Every line of the listing must be reproduced as it stands. Leave the images behind.

***** Task inputs *****

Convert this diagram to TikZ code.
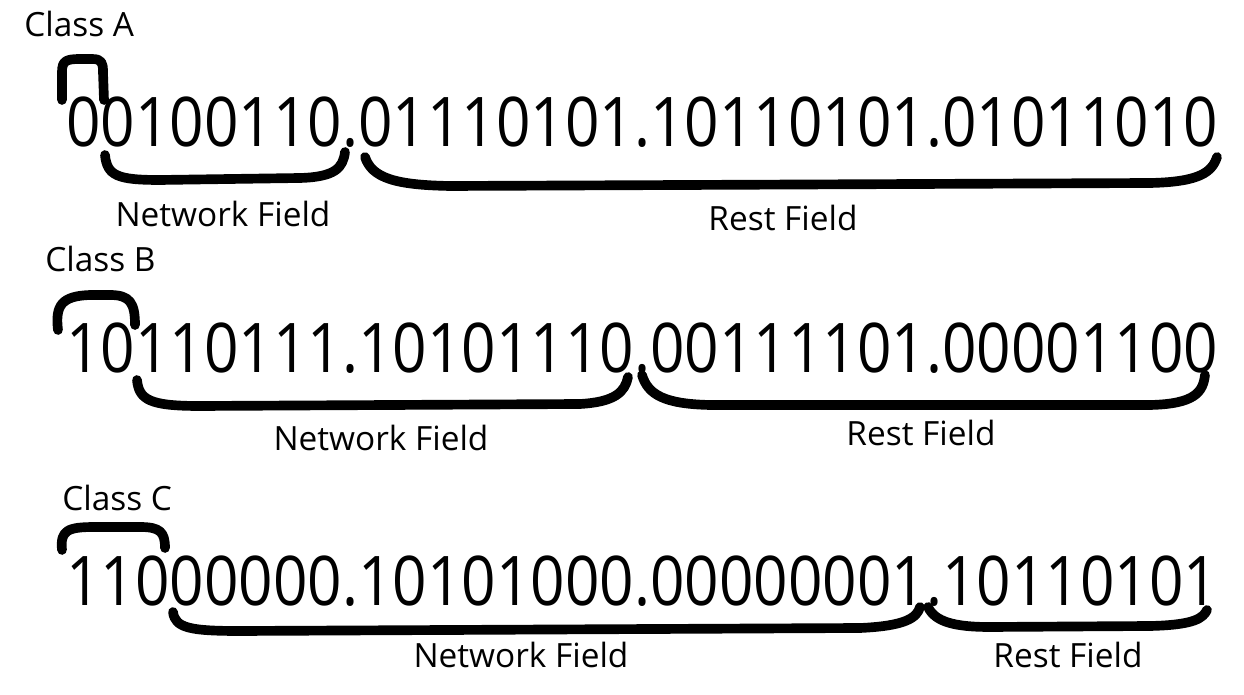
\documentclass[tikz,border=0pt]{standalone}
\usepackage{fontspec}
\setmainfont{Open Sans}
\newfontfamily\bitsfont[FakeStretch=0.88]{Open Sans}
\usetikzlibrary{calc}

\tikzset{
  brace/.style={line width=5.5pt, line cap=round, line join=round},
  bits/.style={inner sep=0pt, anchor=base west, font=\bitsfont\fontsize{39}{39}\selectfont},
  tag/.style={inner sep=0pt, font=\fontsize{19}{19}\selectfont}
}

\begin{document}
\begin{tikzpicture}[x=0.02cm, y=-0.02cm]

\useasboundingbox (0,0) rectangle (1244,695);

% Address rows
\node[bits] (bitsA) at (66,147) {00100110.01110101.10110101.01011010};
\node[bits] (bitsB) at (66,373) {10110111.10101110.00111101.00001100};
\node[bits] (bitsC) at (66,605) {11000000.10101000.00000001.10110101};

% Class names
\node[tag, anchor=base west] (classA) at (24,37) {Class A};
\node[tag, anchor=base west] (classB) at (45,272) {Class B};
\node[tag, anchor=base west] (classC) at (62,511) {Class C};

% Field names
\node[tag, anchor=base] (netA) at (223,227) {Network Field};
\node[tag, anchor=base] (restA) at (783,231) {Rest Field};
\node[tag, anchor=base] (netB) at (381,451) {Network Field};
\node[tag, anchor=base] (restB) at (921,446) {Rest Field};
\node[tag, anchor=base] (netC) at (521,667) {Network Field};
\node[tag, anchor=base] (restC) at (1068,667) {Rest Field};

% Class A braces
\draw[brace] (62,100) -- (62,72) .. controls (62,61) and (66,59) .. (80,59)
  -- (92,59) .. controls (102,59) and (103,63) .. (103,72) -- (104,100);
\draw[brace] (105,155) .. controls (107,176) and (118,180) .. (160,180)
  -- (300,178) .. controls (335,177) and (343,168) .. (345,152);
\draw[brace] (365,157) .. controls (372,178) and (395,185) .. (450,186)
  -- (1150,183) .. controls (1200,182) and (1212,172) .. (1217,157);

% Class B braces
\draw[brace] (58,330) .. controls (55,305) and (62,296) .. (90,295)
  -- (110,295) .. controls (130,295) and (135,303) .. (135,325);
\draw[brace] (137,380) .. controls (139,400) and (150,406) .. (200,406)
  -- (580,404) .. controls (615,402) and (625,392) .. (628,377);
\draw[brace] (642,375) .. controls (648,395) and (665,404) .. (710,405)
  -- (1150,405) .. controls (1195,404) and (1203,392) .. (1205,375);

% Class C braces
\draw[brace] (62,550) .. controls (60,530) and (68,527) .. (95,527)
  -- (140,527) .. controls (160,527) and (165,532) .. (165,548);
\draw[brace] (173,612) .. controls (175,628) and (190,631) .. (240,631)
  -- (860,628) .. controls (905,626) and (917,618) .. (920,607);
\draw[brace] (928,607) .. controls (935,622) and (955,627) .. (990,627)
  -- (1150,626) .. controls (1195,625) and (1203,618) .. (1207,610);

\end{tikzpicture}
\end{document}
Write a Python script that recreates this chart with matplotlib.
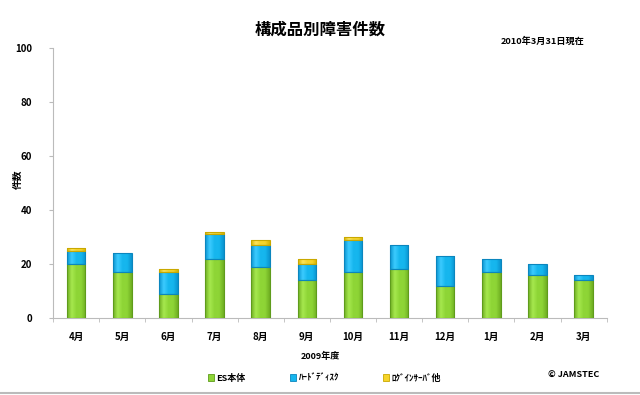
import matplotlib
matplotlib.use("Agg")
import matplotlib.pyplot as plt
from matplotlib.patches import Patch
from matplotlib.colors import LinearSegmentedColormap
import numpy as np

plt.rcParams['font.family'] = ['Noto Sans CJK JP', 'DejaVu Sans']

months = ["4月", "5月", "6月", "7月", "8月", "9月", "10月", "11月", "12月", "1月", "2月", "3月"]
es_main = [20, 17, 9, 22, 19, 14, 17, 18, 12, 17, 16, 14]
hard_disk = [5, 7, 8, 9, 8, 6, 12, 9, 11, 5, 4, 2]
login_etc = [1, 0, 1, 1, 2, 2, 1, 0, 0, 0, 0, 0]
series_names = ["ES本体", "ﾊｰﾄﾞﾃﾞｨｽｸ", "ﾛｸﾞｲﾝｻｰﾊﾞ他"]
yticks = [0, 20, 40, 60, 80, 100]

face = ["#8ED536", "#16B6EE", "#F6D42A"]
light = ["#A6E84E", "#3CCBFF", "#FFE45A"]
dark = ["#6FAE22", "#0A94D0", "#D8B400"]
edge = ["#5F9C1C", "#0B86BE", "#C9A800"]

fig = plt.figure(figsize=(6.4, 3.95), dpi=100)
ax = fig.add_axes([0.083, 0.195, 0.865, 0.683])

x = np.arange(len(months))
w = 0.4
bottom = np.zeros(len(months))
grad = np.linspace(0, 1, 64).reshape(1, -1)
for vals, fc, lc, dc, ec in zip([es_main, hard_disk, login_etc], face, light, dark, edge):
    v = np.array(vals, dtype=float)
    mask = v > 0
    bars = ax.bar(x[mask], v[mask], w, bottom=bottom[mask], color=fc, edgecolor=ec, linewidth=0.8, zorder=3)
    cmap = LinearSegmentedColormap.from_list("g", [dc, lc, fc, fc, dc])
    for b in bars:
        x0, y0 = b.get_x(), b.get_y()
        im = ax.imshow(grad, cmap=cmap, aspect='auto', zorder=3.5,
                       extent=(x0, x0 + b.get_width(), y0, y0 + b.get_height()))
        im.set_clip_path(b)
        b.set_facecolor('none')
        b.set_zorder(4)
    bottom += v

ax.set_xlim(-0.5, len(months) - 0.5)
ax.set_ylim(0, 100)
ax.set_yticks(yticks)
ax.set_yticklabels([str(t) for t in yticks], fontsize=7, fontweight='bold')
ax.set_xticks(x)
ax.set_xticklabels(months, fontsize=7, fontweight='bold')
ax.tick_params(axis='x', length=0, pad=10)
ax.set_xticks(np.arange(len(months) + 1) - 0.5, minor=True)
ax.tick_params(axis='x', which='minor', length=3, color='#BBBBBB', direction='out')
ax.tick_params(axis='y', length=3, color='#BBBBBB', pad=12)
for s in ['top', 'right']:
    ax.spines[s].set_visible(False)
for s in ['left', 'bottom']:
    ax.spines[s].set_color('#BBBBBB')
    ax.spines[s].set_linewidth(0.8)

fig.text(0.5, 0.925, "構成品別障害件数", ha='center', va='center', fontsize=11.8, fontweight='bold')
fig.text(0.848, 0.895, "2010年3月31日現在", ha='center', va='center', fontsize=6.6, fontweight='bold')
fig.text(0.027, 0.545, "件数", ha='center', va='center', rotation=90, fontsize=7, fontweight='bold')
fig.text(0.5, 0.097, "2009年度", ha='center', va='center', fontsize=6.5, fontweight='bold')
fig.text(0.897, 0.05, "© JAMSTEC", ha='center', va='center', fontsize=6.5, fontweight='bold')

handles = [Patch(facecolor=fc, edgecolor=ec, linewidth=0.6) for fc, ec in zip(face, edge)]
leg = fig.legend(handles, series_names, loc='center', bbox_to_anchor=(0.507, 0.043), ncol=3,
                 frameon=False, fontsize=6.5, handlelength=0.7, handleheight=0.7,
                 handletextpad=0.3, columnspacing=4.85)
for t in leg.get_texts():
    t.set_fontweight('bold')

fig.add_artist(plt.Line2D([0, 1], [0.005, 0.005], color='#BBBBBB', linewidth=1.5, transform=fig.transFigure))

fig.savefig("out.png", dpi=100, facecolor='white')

*****

Completed exercise:
Convert this diagram to TikZ code.
\documentclass[tikz,border=0pt]{standalone}
\usepackage{fontspec}
\setmainfont{Open Sans}
\newfontfamily\bitsfont[FakeStretch=0.88]{Open Sans}
\usetikzlibrary{calc}

\tikzset{
  brace/.style={line width=5.5pt, line cap=round, line join=round},
  bits/.style={inner sep=0pt, anchor=base west, font=\bitsfont\fontsize{39}{39}\selectfont},
  tag/.style={inner sep=0pt, font=\fontsize{19}{19}\selectfont}
}

\begin{document}
\begin{tikzpicture}[x=0.02cm, y=-0.02cm]

\useasboundingbox (0,0) rectangle (1244,695);

% Address rows
\node[bits] (bitsA) at (66,147) {00100110.01110101.10110101.01011010};
\node[bits] (bitsB) at (66,373) {10110111.10101110.00111101.00001100};
\node[bits] (bitsC) at (66,605) {11000000.10101000.00000001.10110101};

% Class names
\node[tag, anchor=base west] (classA) at (24,37) {Class A};
\node[tag, anchor=base west] (classB) at (45,272) {Class B};
\node[tag, anchor=base west] (classC) at (62,511) {Class C};

% Field names
\node[tag, anchor=base] (netA) at (223,227) {Network Field};
\node[tag, anchor=base] (restA) at (783,231) {Rest Field};
\node[tag, anchor=base] (netB) at (381,451) {Network Field};
\node[tag, anchor=base] (restB) at (921,446) {Rest Field};
\node[tag, anchor=base] (netC) at (521,667) {Network Field};
\node[tag, anchor=base] (restC) at (1068,667) {Rest Field};

% Class A braces
\draw[brace] (62,100) -- (62,72) .. controls (62,61) and (66,59) .. (80,59)
  -- (92,59) .. controls (102,59) and (103,63) .. (103,72) -- (104,100);
\draw[brace] (105,155) .. controls (107,176) and (118,180) .. (160,180)
  -- (300,178) .. controls (335,177) and (343,168) .. (345,152);
\draw[brace] (365,157) .. controls (372,178) and (395,185) .. (450,186)
  -- (1150,183) .. controls (1200,182) and (1212,172) .. (1217,157);

% Class B braces
\draw[brace] (58,330) .. controls (55,305) and (62,296) .. (90,295)
  -- (110,295) .. controls (130,295) and (135,303) .. (135,325);
\draw[brace] (137,380) .. controls (139,400) and (150,406) .. (200,406)
  -- (580,404) .. controls (615,402) and (625,392) .. (628,377);
\draw[brace] (642,375) .. controls (648,395) and (665,404) .. (710,405)
  -- (1150,405) .. controls (1195,404) and (1203,392) .. (1205,375);

% Class C braces
\draw[brace] (62,550) .. controls (60,530) and (68,527) .. (95,527)
  -- (140,527) .. controls (160,527) and (165,532) .. (165,548);
\draw[brace] (173,612) .. controls (175,628) and (190,631) .. (240,631)
  -- (860,628) .. controls (905,626) and (917,618) .. (920,607);
\draw[brace] (928,607) .. controls (935,622) and (955,627) .. (990,627)
  -- (1150,626) .. controls (1195,625) and (1203,618) .. (1207,610);

\end{tikzpicture}
\end{document}
Write a Python script that recreates this chart with matplotlib.
import matplotlib
matplotlib.use("Agg")
import matplotlib.pyplot as plt
from matplotlib.patches import Patch
from matplotlib.colors import LinearSegmentedColormap
import numpy as np

plt.rcParams['font.family'] = ['Noto Sans CJK JP', 'DejaVu Sans']

months = ["4月", "5月", "6月", "7月", "8月", "9月", "10月", "11月", "12月", "1月", "2月", "3月"]
es_main = [20, 17, 9, 22, 19, 14, 17, 18, 12, 17, 16, 14]
hard_disk = [5, 7, 8, 9, 8, 6, 12, 9, 11, 5, 4, 2]
login_etc = [1, 0, 1, 1, 2, 2, 1, 0, 0, 0, 0, 0]
series_names = ["ES本体", "ﾊｰﾄﾞﾃﾞｨｽｸ", "ﾛｸﾞｲﾝｻｰﾊﾞ他"]
yticks = [0, 20, 40, 60, 80, 100]

face = ["#8ED536", "#16B6EE", "#F6D42A"]
light = ["#A6E84E", "#3CCBFF", "#FFE45A"]
dark = ["#6FAE22", "#0A94D0", "#D8B400"]
edge = ["#5F9C1C", "#0B86BE", "#C9A800"]

fig = plt.figure(figsize=(6.4, 3.95), dpi=100)
ax = fig.add_axes([0.083, 0.195, 0.865, 0.683])

x = np.arange(len(months))
w = 0.4
bottom = np.zeros(len(months))
grad = np.linspace(0, 1, 64).reshape(1, -1)
for vals, fc, lc, dc, ec in zip([es_main, hard_disk, login_etc], face, light, dark, edge):
    v = np.array(vals, dtype=float)
    mask = v > 0
    bars = ax.bar(x[mask], v[mask], w, bottom=bottom[mask], color=fc, edgecolor=ec, linewidth=0.8, zorder=3)
    cmap = LinearSegmentedColormap.from_list("g", [dc, lc, fc, fc, dc])
    for b in bars:
        x0, y0 = b.get_x(), b.get_y()
        im = ax.imshow(grad, cmap=cmap, aspect='auto', zorder=3.5,
                       extent=(x0, x0 + b.get_width(), y0, y0 + b.get_height()))
        im.set_clip_path(b)
        b.set_facecolor('none')
        b.set_zorder(4)
    bottom += v

ax.set_xlim(-0.5, len(months) - 0.5)
ax.set_ylim(0, 100)
ax.set_yticks(yticks)
ax.set_yticklabels([str(t) for t in yticks], fontsize=7, fontweight='bold')
ax.set_xticks(x)
ax.set_xticklabels(months, fontsize=7, fontweight='bold')
ax.tick_params(axis='x', length=0, pad=10)
ax.set_xticks(np.arange(len(months) + 1) - 0.5, minor=True)
ax.tick_params(axis='x', which='minor', length=3, color='#BBBBBB', direction='out')
ax.tick_params(axis='y', length=3, color='#BBBBBB', pad=12)
for s in ['top', 'right']:
    ax.spines[s].set_visible(False)
for s in ['left', 'bottom']:
    ax.spines[s].set_color('#BBBBBB')
    ax.spines[s].set_linewidth(0.8)

fig.text(0.5, 0.925, "構成品別障害件数", ha='center', va='center', fontsize=11.8, fontweight='bold')
fig.text(0.848, 0.895, "2010年3月31日現在", ha='center', va='center', fontsize=6.6, fontweight='bold')
fig.text(0.027, 0.545, "件数", ha='center', va='center', rotation=90, fontsize=7, fontweight='bold')
fig.text(0.5, 0.097, "2009年度", ha='center', va='center', fontsize=6.5, fontweight='bold')
fig.text(0.897, 0.05, "© JAMSTEC", ha='center', va='center', fontsize=6.5, fontweight='bold')

handles = [Patch(facecolor=fc, edgecolor=ec, linewidth=0.6) for fc, ec in zip(face, edge)]
leg = fig.legend(handles, series_names, loc='center', bbox_to_anchor=(0.507, 0.043), ncol=3,
                 frameon=False, fontsize=6.5, handlelength=0.7, handleheight=0.7,
                 handletextpad=0.3, columnspacing=4.85)
for t in leg.get_texts():
    t.set_fontweight('bold')

fig.add_artist(plt.Line2D([0, 1], [0.005, 0.005], color='#BBBBBB', linewidth=1.5, transform=fig.transFigure))

fig.savefig("out.png", dpi=100, facecolor='white')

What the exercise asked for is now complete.